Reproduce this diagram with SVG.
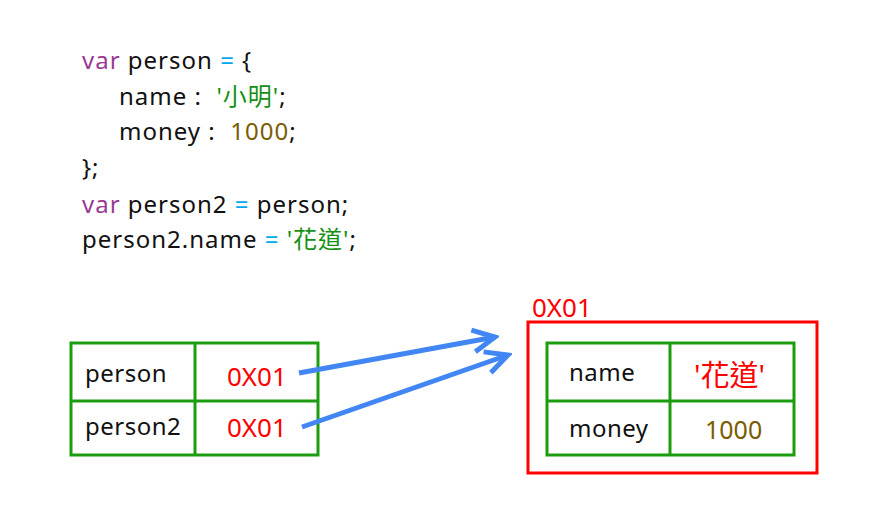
<svg xmlns="http://www.w3.org/2000/svg" width="886" height="510" viewBox="0 0 886 510">
<style>
text{font-family:"Noto Sans","Noto Sans CJK TC",sans-serif;font-size:24px;fill:#111;white-space:pre}
.code{letter-spacing:1px}
.cell{letter-spacing:0.5px}
.addr{font-size:26px}
.kw{fill:#993a93}.op{fill:#00a8f0}.str{fill:#159015}.num{fill:#7a5c00}.red{fill:#ff0000}
.grid{fill:none;stroke:#1a9e0f;stroke-width:3}
.arrow{fill:none;stroke:#4286f4;stroke-width:5;marker-end:url(#chev)}
</style>
<defs>
<marker id="chev" markerUnits="userSpaceOnUse" viewBox="-24 -14 28 28" markerWidth="28" markerHeight="28" refX="0" refY="0" orient="auto">
<polyline points="-22,-11 0,0 -22,11" fill="none" stroke="#4286f4" stroke-width="5"/>
</marker>
</defs>
<rect width="886" height="510" fill="#fff"/>
<g id="code" class="code">
<text class="code" x="82" y="69"><tspan class="kw">var</tspan> person <tspan class="op">=</tspan> {</text>
<text class="code" x="119" y="105">name :  <tspan class="str">'小明'</tspan>;</text>
<text class="code" x="119" y="140">money :  <tspan class="num">1000</tspan>;</text>
<text class="code" x="82" y="176">};</text>
<text class="code" x="82" y="213"><tspan class="kw">var</tspan> person2 <tspan class="op">=</tspan> person;</text>
<text class="code" x="82" y="248">person2.name <tspan class="op">=</tspan> <tspan class="str">'花道'</tspan>;</text>
</g>
<g id="stack">
<rect class="grid" x="71" y="343" width="247" height="112"/>
<line class="grid" x1="195" y1="343" x2="195" y2="455"/>
<line class="grid" x1="71" y1="401" x2="318" y2="401"/>
<text class="cell" x="85" y="382">person</text>
<text x="227" y="386" class="red addr">0X01</text>
<text class="cell" x="85" y="435">person2</text>
<text x="227" y="437" class="red addr">0X01</text>
</g>
<g id="heap">
<rect x="528" y="322" width="289" height="151" fill="none" stroke="#ff0000" stroke-width="3"/>
<text x="532" y="317" class="red addr">0X01</text>
<rect class="grid" x="547" y="343" width="247" height="112"/>
<line class="grid" x1="670" y1="343" x2="670" y2="455"/>
<line class="grid" x1="547" y1="401" x2="794" y2="401"/>
<text class="cell" x="569" y="381">name</text>
<text x="694" y="386" class="red" style="font-size:29px">'花道'</text>
<text class="cell" x="569" y="437">money</text>
<text x="705" y="439" class="num" style="font-size:25px">1000</text>
</g>
<g id="connectors">
<line class="arrow" x1="299" y1="373" x2="495" y2="337"/>
<line class="arrow" x1="302" y1="427" x2="508" y2="355"/>
</g>
</svg>
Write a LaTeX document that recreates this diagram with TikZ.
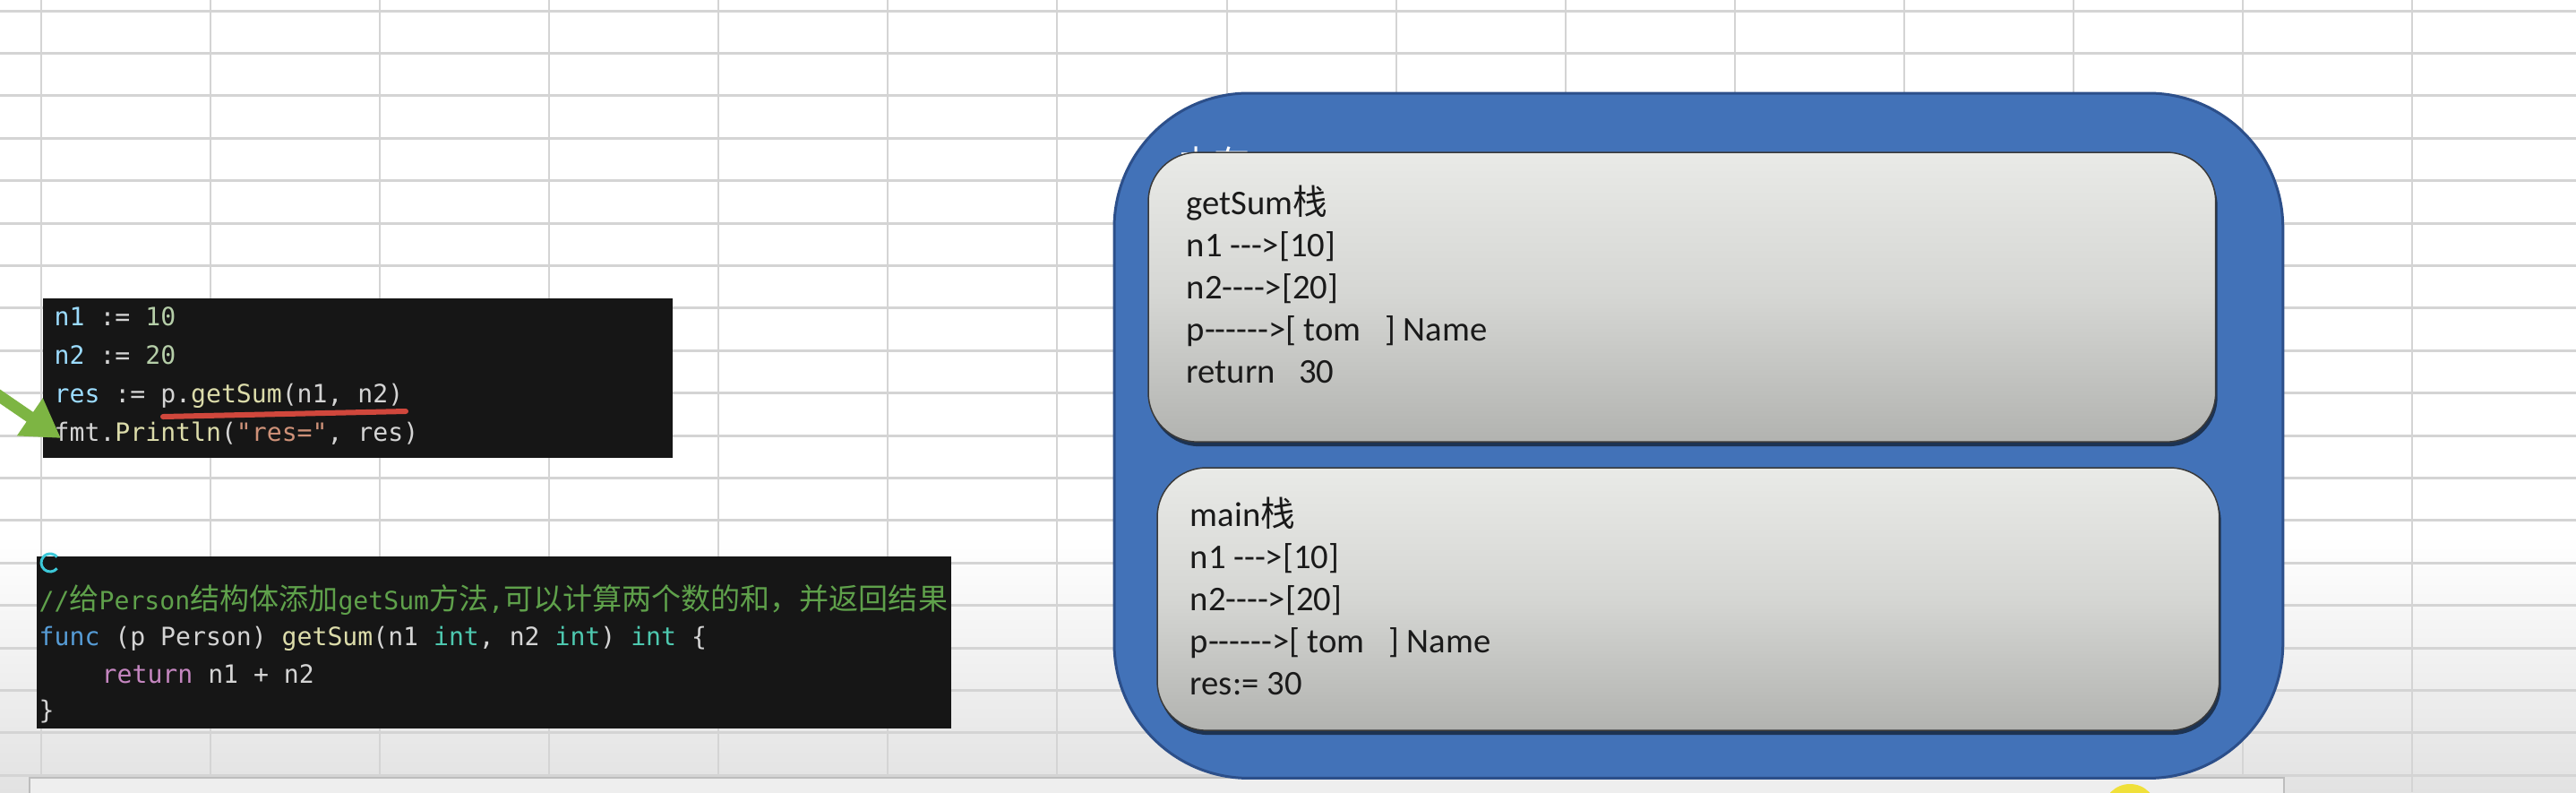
\documentclass[tikz,border=0pt]{standalone}
\usepackage{fontspec}
\setmainfont{Carlito}
\newfontfamily\labfont[Ligatures=TeXOff]{Carlito}
\newfontfamily\codefont[Ligatures=TeXOff]{DejaVu Sans Mono}
\newfontfamily\cjkfont{Noto Sans CJK SC}
\newcommand\cjkc[1]{{\cjkfont\fontsize{9.4pt}{10pt}\selectfont #1}}
\newcommand\cjkl[1]{{\cjkfont #1}}
\usetikzlibrary{arrows.meta,shadows}
\definecolor{gridC}{HTML}{D4D4D4}
\definecolor{bgB}{HTML}{E2E2E2}
\definecolor{codeBg}{HTML}{161616}
\definecolor{cPlain}{HTML}{D4D4D4}
\definecolor{cVar}{HTML}{9CDCFE}
\definecolor{cNum}{HTML}{B5CEA8}
\definecolor{cFun}{HTML}{DCDCAA}
\definecolor{cStr}{HTML}{CE9178}
\definecolor{cKw}{HTML}{569CD6}
\definecolor{cType}{HTML}{4EC9B0}
\definecolor{cCtl}{HTML}{C586C0}
\definecolor{cCom}{HTML}{5FA14B}
\definecolor{memF}{HTML}{4272B8}
\definecolor{memD}{HTML}{2C4F8A}
\definecolor{boxT}{HTML}{E9EAE7}
\definecolor{boxM}{HTML}{D5D6D3}
\definecolor{boxB}{HTML}{B2B3B0}
\definecolor{boxD}{HTML}{3A3A3A}
\definecolor{labC}{HTML}{1A1A1A}
\definecolor{arrowG}{HTML}{7DB543}
\definecolor{ulR}{HTML}{D0473C}
\definecolor{ringC}{HTML}{3CC8D8}
\definecolor{stripF}{HTML}{EEEEEE}
\definecolor{stripD}{HTML}{BDBDBD}
\definecolor{yelC}{HTML}{F0E03A}
\tikzset{
  gridh/.style={draw=gridC, line width=0.03cm},
  gridv/.style={draw=gridC, line width=0.02cm},
  codebox/.style={fill=codeBg, inner sep=0pt, outer sep=0pt, anchor=north west},
  codeline/.style={anchor=base west, inner sep=0pt, font=\codefont\fontsize{8pt}{9.6pt}\selectfont, text=cPlain},
  memory/.style={draw=memD, fill=memF, line width=0.03cm, rounded corners=1.5cm, inner sep=0pt, outer sep=0pt, anchor=north west},
  stackbox/.style={draw=boxD, line width=0.015cm, rounded corners=0.55cm, top color=boxT, bottom color=boxB, middle color=boxM, inner sep=0pt, outer sep=0pt, anchor=north west,
    drop shadow={shadow xshift=0.02cm, shadow yshift=-0.05cm, opacity=0.55, fill=black}},
  stackline/.style={anchor=base west, inner sep=0pt, font=\labfont\fontsize{11pt}{13pt}\selectfont, text=labC},
  greenarrow/.style={draw=arrowG, line width=0.13cm, -{Triangle[length=0.42cm, width=0.48cm, fill=arrowG]}},
  redline/.style={draw=ulR, line width=0.06cm, line cap=round},
}
\begin{document}
\begin{tikzpicture}[x=0.01cm, y=-0.01cm]
\useasboundingbox (0,0) rectangle (2876,884);
\clip (0,0) rectangle (2876,884);
% background
\fill[white] (0,0) rectangle (2876,600);
\shade[top color=white, bottom color=bgB] (0,598) rectangle (2876,884);
% spreadsheet grid
\foreach \k in {0,...,18} { \draw[gridh] (0,{12+47.4*\k}) -- (2876,{12+47.4*\k}); }
\foreach \k in {0,...,14} { \draw[gridv] ({46+189.07*\k},0) -- ({46+189.07*\k},884); }
% bottom strip
\draw[fill=stripF, draw=stripD, line width=0.02cm] (33,868) rectangle (2550,900);

% code box 1
\node[codebox, minimum width=7.03cm, minimum height=1.78cm] (callcode) at (48,333) {};
\node[codeline] (c1) at (60,363) {\textcolor{cVar}{n1} := \textcolor{cNum}{10}};
\node[codeline] (c2) at (60,406) {\textcolor{cVar}{n2} := \textcolor{cNum}{20}};
\node[codeline] (c3) at (60,449) {\textcolor{cVar}{res} := p.\textcolor{cFun}{getSum}(n1, n2)};
\node[codeline] (c4) at (60,492) {fmt.\textcolor{cFun}{Println}(\textcolor{cStr}{"res="}, res)};
\coordinate (ulA) at (182,465);
\coordinate (ulB) at (453,459);
\draw[redline] (ulA) -- (ulB);
\coordinate (arrS) at (-40,415);
\coordinate (arrT) at (68,489);
\draw[greenarrow] (arrS) -- (arrT);

% code box 2
\node[codebox, minimum width=10.20cm, minimum height=1.92cm] (methodcode) at (41,621) {};
\node[codeline, text=cCom] (d1) at (43,680) {//\cjkc{给}Person\cjkc{结构体添加}getSum\cjkc{方法},\cjkc{可以计算两个数的和，并返回结果}};
\node[codeline] (d2) at (43,720) {\textcolor{cKw}{func} (p Person) \textcolor{cFun}{getSum}(n1 \textcolor{cType}{int}, n2 \textcolor{cType}{int}) \textcolor{cType}{int} \{};
\node[codeline] (d3) at (113,762) {\textcolor{cCtl}{return} n1 + n2};
\node[codeline] (d4) at (43,802) {\}};
\draw[ringC, line width=0.03cm] (56,628) ++(40:10) arc[start angle=40, end angle=320, radius=10];

% memory block
\node[memory, minimum width=13.04cm, minimum height=7.64cm] (mem) at (1244,104) {};
\node[anchor=base west, inner sep=0pt, text=white, font=\cjkfont\fontsize{11.4pt}{12pt}\selectfont] (memlabel) at (1315,197) {内存};

% getSum stack
\node[stackbox, minimum width=11.91cm, minimum height=3.23cm] (gsbox) at (1282,170) {};
\node[stackline] (g1) at (1324,239) {getSum\cjkl{栈}};
\node[stackline] (g2) at (1324,286) {n1 --->[10]};
\node[stackline] (g3) at (1324,333) {n2---->[20]};
\node[stackline] (g4) at (1324,380) {p------>[ tom\ \ \ ] Name};
\node[stackline] (g5) at (1324,427) {return\ \ \ 30};

% main stack
\node[stackbox, minimum width=11.85cm, minimum height=2.93cm] (mainbox) at (1292,522) {};
\node[stackline] (m1) at (1328,587) {main\cjkl{栈}};
\node[stackline] (m2) at (1328,634) {n1 --->[10]};
\node[stackline] (m3) at (1328,681) {n2---->[20]};
\node[stackline] (m4) at (1328,728) {p------>[ tom\ \ \ ] Name};
\node[stackline] (m5) at (1328,775) {res:= 30};

% cursor highlight
\fill[yelC] (2378,905) circle[radius=0.3cm];
\end{tikzpicture}
\end{document}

# # # #

INSTRUCTION: From the records above, report the count of lines containing "with" and nothing more.

TASK RESULT: 2